WORK REQUIRED: Print word for word the first line of the listing below and every line after it, through the line with "const boundaries = years.map((yr)". Leave out the pictures and the rest.

RECORD EXCERPTS:
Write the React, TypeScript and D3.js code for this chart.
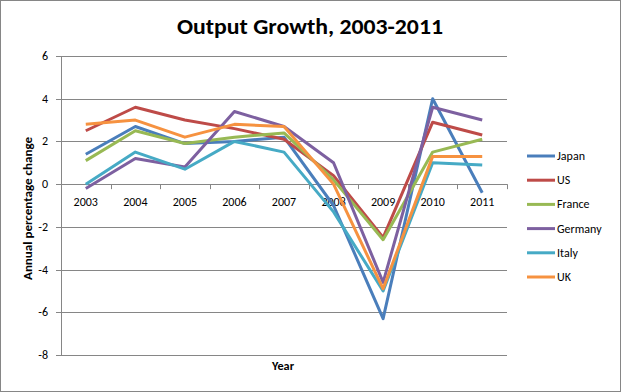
import React from "react";
import * as d3 from "d3";

const years = ["2003", "2004", "2005", "2006", "2007", "2008", "2009", "2010", "2011"];
const japan = [1.4, 2.7, 1.9, 2.0, 2.2, -1.0, -6.3, 4.0, -0.4];
const us = [2.5, 3.6, 3.0, 2.6, 2.1, 0.4, -2.5, 2.9, 2.3];
const france = [1.1, 2.5, 1.9, 2.2, 2.4, 0.2, -2.6, 1.5, 2.1];
const germany = [-0.2, 1.2, 0.8, 3.4, 2.7, 1.0, -4.6, 3.6, 3.0];
const italy = [0.0, 1.5, 0.7, 2.0, 1.5, -1.3, -5.0, 1.0, 0.9];
const uk = [2.8, 3.0, 2.2, 2.8, 2.7, 0.0, -4.9, 1.3, 1.3];
const seriesNames = ["Japan", "US", "France", "Germany", "Italy", "UK"];
const seriesValues = [japan, us, france, germany, italy, uk];
const seriesColors = ["#4A7EBB", "#BE4B48", "#98B954", "#7D60A0", "#46AAC5", "#F69240"];
const yTicks = [6, 4, 2, 0, -2, -4, -6, -8];

const W = 621, H = 392;
const left = 61, right = 507, top = 56, bottom = 355;
const FONT = "Carlito, Lato, 'Open Sans', sans-serif";

export default function App() {
  const x = d3.scaleBand().domain(years).range([left, right]).paddingInner(0).paddingOuter(0);
  const y = d3.scaleLinear().domain([-8, 6]).range([bottom, top]);
  const cx = (yr: string) => (x(yr) as number) + x.bandwidth() / 2;
  const line = d3.line<number>().x((_, i) => cx(years[i])).y((v) => y(v));
  const grid = "#868686";
  const boundaries = years.map((yr) => x(yr) as number).concat([right]);

  return (
    <svg width={W} height={H} style={{ position: "absolute", left: 0, top: 0 }} fontFamily={FONT}>
      <rect x={0} y={0} width={W} height={H} fill="#fff" />
      <rect x={0.5} y={0.5} width={W - 1} height={H - 1} fill="none" stroke="#868686" strokeWidth={1} />
      <text x={177} y={34} fontSize={23} fontWeight="bold" fill="#000" textLength={266} lengthAdjust="spacingAndGlyphs">
        Output Growth, 2003-2011
      </text>
      {yTicks.map((t) => (
        <g key={t}>
          {t !== 0 && (
            <line x1={left} x2={right} y1={Math.round(y(t)) + 0.5} y2={Math.round(y(t)) + 0.5} stroke={grid} strokeWidth={1} />
          )}
          <line x1={left - 5} x2={left} y1={Math.round(y(t)) + 0.5} y2={Math.round(y(t)) + 0.5} stroke={grid} strokeWidth={1} />
          <text x={left - 13} y={y(t) + 4} textAnchor="end" fontSize={12} fill="#000">
            {t}
          </text>
        </g>
      ))}
      <line x1={left + 0.5} x2={left + 0.5} y1={top} y2={bottom} stroke={grid} strokeWidth={1} />
      <line x1={left} x2={right} y1={Math.round(y(0)) + 0.5} y2={Math.round(y(0)) + 0.5} stroke={grid} strokeWidth={1} />
      {boundaries.map((b, i) => (
        <line key={i} x1={Math.round(b) + 0.5} x2={Math.round(b) + 0.5} y1={y(0)} y2={y(0) + 5} stroke={grid} strokeWidth={1} />
      ))}
      {years.map((yr) => (
        <text key={yr} x={cx(yr)} y={y(0) + 22} textAnchor="middle" fontSize={12} fill="#000">
          {yr}
        </text>
      ))}
      {seriesValues.map((vals, i) => (
        <path key={seriesNames[i]} d={line(vals) || ""} fill="none" stroke={seriesColors[i]} strokeWidth={3} strokeLinejoin="round" />
      ))}
      <text x={272} y={370} fontSize={12} fontWeight="bold" fill="#000" textLength={22} lengthAdjust="spacingAndGlyphs">
        Year
      </text>
      <text transform={`translate(32,280) rotate(-90)`} fontSize={12} fontWeight="bold" fill="#000" textLength={143} lengthAdjust="spacingAndGlyphs">
        Annual percentage change
      </text>
      {seriesNames.map((n, i) => {
        const ly = 156 + i * 24.2;
        return (
          <g key={n}>
            <line x1={527} x2={555} y1={ly} y2={ly} stroke={seriesColors[i]} strokeWidth={3} />
            <text x={557} y={ly + 4} fontSize={12} fill="#000">
              {n}
            </text>
          </g>
        );
      })}
    </svg>
  );
}
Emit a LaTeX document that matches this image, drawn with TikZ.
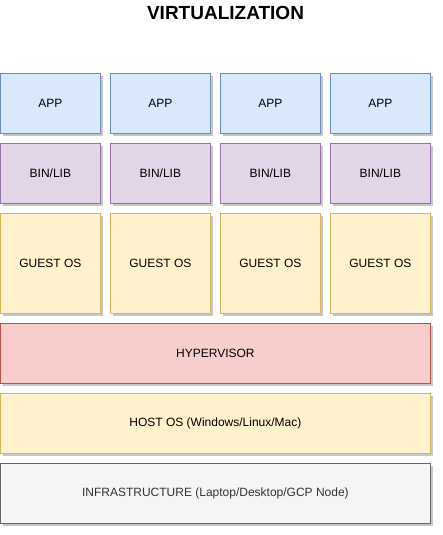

RESULT:
Write the React, TypeScript and D3.js code for this chart.
import React from "react";
import * as d3 from "d3";

const years = ["2003", "2004", "2005", "2006", "2007", "2008", "2009", "2010", "2011"];
const japan = [1.4, 2.7, 1.9, 2.0, 2.2, -1.0, -6.3, 4.0, -0.4];
const us = [2.5, 3.6, 3.0, 2.6, 2.1, 0.4, -2.5, 2.9, 2.3];
const france = [1.1, 2.5, 1.9, 2.2, 2.4, 0.2, -2.6, 1.5, 2.1];
const germany = [-0.2, 1.2, 0.8, 3.4, 2.7, 1.0, -4.6, 3.6, 3.0];
const italy = [0.0, 1.5, 0.7, 2.0, 1.5, -1.3, -5.0, 1.0, 0.9];
const uk = [2.8, 3.0, 2.2, 2.8, 2.7, 0.0, -4.9, 1.3, 1.3];
const seriesNames = ["Japan", "US", "France", "Germany", "Italy", "UK"];
const seriesValues = [japan, us, france, germany, italy, uk];
const seriesColors = ["#4A7EBB", "#BE4B48", "#98B954", "#7D60A0", "#46AAC5", "#F69240"];
const yTicks = [6, 4, 2, 0, -2, -4, -6, -8];

const W = 621, H = 392;
const left = 61, right = 507, top = 56, bottom = 355;
const FONT = "Carlito, Lato, 'Open Sans', sans-serif";

export default function App() {
  const x = d3.scaleBand().domain(years).range([left, right]).paddingInner(0).paddingOuter(0);
  const y = d3.scaleLinear().domain([-8, 6]).range([bottom, top]);
  const cx = (yr: string) => (x(yr) as number) + x.bandwidth() / 2;
  const line = d3.line<number>().x((_, i) => cx(years[i])).y((v) => y(v));
  const grid = "#868686";
  const boundaries = years.map((yr) => x(yr) as number).concat([right]);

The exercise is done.